**What you have to do:**
Print word for word the first line of the listing below and every line after it, through the line with "diag_range = [-0.375, 0.31]". Leave out the pictures and the rest.
##### Stored data #####
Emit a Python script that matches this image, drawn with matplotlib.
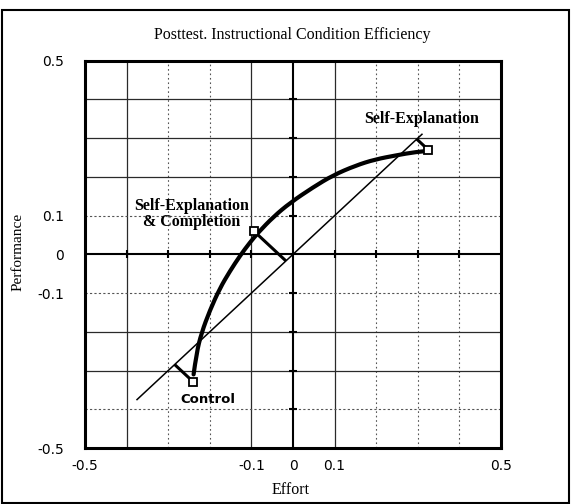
import matplotlib
matplotlib.use("Agg")
import matplotlib.pyplot as plt
from matplotlib.patches import Rectangle, PathPatch
from matplotlib.path import Path

# ---- data ----
conditions = ["Control", "Self-Explanation\n& Completion", "Self-Explanation"]
effort = [-0.240, -0.094, 0.325]
performance = [-0.329, 0.060, 0.270]

# thick curve joining the conditions
curve_effort = [-0.239, -0.232, -0.220, -0.200, -0.176, -0.152, -0.127, -0.104,
                -0.083, -0.047, -0.007, 0.048, 0.096, 0.150, 0.197, 0.250, 0.293, 0.322]
curve_performance = [-0.310, -0.255, -0.203, -0.145, -0.088, -0.044, -0.003, 0.030,
                     0.057, 0.097, 0.133, 0.173, 0.204, 0.229, 0.245, 0.256, 0.264, 0.267]

# E = 0 diagonal (performance = effort)
diag_range = [-0.375, 0.31]

x_tick_values = [-0.5, -0.1, 0, 0.1, 0.5]
x_tick_labels = ["-0.5", "-0.1", "0", "0.1", "0.5"]
y_tick_values = [0.5, 0.1, 0, -0.1, -0.5]
y_tick_labels = ["0.5", "0.1", "0", "-0.1", "-0.5"]

grid_solid_x = [-0.4, -0.1, 0.1]
grid_dotted_x = [-0.3, -0.2, 0.2, 0.3, 0.4]
grid_solid_y = [0.4, 0.3, 0.2, -0.2, -0.3]
grid_dotted_y = [0.1, -0.1, -0.4]
zero_ticks = [-0.4, -0.3, -0.2, -0.1, 0.1, 0.2, 0.3, 0.4]

# ---- figure ----
fig = plt.figure(figsize=(5.76, 5.04), dpi=100)
ax = fig.add_axes([0.1476, 0.1111, 0.7222, 0.7685])
ax.set_xlim(-0.5, 0.5)
ax.set_ylim(-0.5, 0.5)

for v in grid_solid_x:
    ax.axvline(v, color="#2a2a2a", lw=0.9, zorder=1)
for v in grid_dotted_x:
    ax.axvline(v, color="#555555", lw=0.8, ls=(0, (1.5, 2.5)), zorder=1)
for v in grid_solid_y:
    ax.axhline(v, color="#2a2a2a", lw=0.9, zorder=1)
for v in grid_dotted_y:
    ax.axhline(v, color="#555555", lw=0.8, ls=(0, (2, 2)), zorder=1)

ax.axhline(0, color="black", lw=1.5, zorder=2)
ax.axvline(0, color="black", lw=1.5, zorder=2)
ax.plot(zero_ticks, [0] * len(zero_ticks), ls="none", marker="|", ms=6,
        mew=1.5, color="black", zorder=2)
ax.plot([0] * len(zero_ticks), zero_ticks, ls="none", marker="_", ms=6,
        mew=1.5, color="black", zorder=2)

# diagonal
ax.plot(diag_range, diag_range, color="black", lw=1.1, zorder=3)

# smooth thick curve (quadratic Bezier through segment midpoints)
pts = list(zip(curve_effort, curve_performance))
verts = [pts[0]]
codes = [Path.MOVETO]
n = len(pts)
for i in range(1, n - 1):
    if i < n - 2:
        end = ((pts[i][0] + pts[i + 1][0]) / 2, (pts[i][1] + pts[i + 1][1]) / 2)
    else:
        end = pts[i + 1]
    verts += [pts[i], end]
    codes += [Path.CURVE3, Path.CURVE3]
ax.add_patch(PathPatch(Path(verts, codes), fill=False, lw=3.0, ec="black",
                       capstyle="round", joinstyle="round", zorder=4))

# perpendiculars to the diagonal
for x, y in zip(effort, performance):
    m = (x + y) / 2
    ax.plot([x, m], [y, m], color="black", lw=2.2, solid_capstyle="butt", zorder=4)

# condition markers
ax.plot(effort, performance, ls="none", marker="s", ms=6, mfc="white",
        mec="black", mew=1.3, zorder=5)

for s in ax.spines.values():
    s.set_linewidth(2.2)

ax.set_xticks(x_tick_values, x_tick_labels)
ax.set_yticks(y_tick_values, y_tick_labels)
ax.tick_params(axis="x", length=0, labelsize=10, pad=8)
ax.tick_params(axis="y", length=0, labelsize=10, pad=15)

serif = "Liberation Serif"
ax.text(0.310, 0.350, conditions[2], ha="center", va="center",
        family=serif, weight="bold", fontsize=11.5)
ax.text(-0.243, 0.1045, conditions[1], ha="center", va="center",
        family=serif, weight="bold", fontsize=11.5, linespacing=1.05)
ax.text(-0.204, -0.375, conditions[0], ha="center", va="center",
        family="DejaVu Sans", weight="bold", fontsize=9.5)

fig.text(0.507, 0.9306, "Posttest. Instructional Condition Efficiency",
         ha="center", va="center", family=serif, fontsize=11.5)
fig.text(0.505, 0.028, "Effort", ha="center", va="center", family=serif, fontsize=11.5)
fig.text(0.031, 0.5, "Performance", ha="center", va="center", rotation=90,
         family=serif, fontsize=11)

fig.add_artist(Rectangle((0.0035, 0.002), 0.9845, 0.978, transform=fig.transFigure,
                         fill=False, lw=1.5, ec="black"))

fig.savefig("out.png", dpi=100)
#####
**The result:**
Emit a Python script that matches this image, drawn with matplotlib.
import matplotlib
matplotlib.use("Agg")
import matplotlib.pyplot as plt
from matplotlib.patches import Rectangle, PathPatch
from matplotlib.path import Path

# ---- data ----
conditions = ["Control", "Self-Explanation\n& Completion", "Self-Explanation"]
effort = [-0.240, -0.094, 0.325]
performance = [-0.329, 0.060, 0.270]

# thick curve joining the conditions
curve_effort = [-0.239, -0.232, -0.220, -0.200, -0.176, -0.152, -0.127, -0.104,
                -0.083, -0.047, -0.007, 0.048, 0.096, 0.150, 0.197, 0.250, 0.293, 0.322]
curve_performance = [-0.310, -0.255, -0.203, -0.145, -0.088, -0.044, -0.003, 0.030,
                     0.057, 0.097, 0.133, 0.173, 0.204, 0.229, 0.245, 0.256, 0.264, 0.267]

# E = 0 diagonal (performance = effort)
diag_range = [-0.375, 0.31]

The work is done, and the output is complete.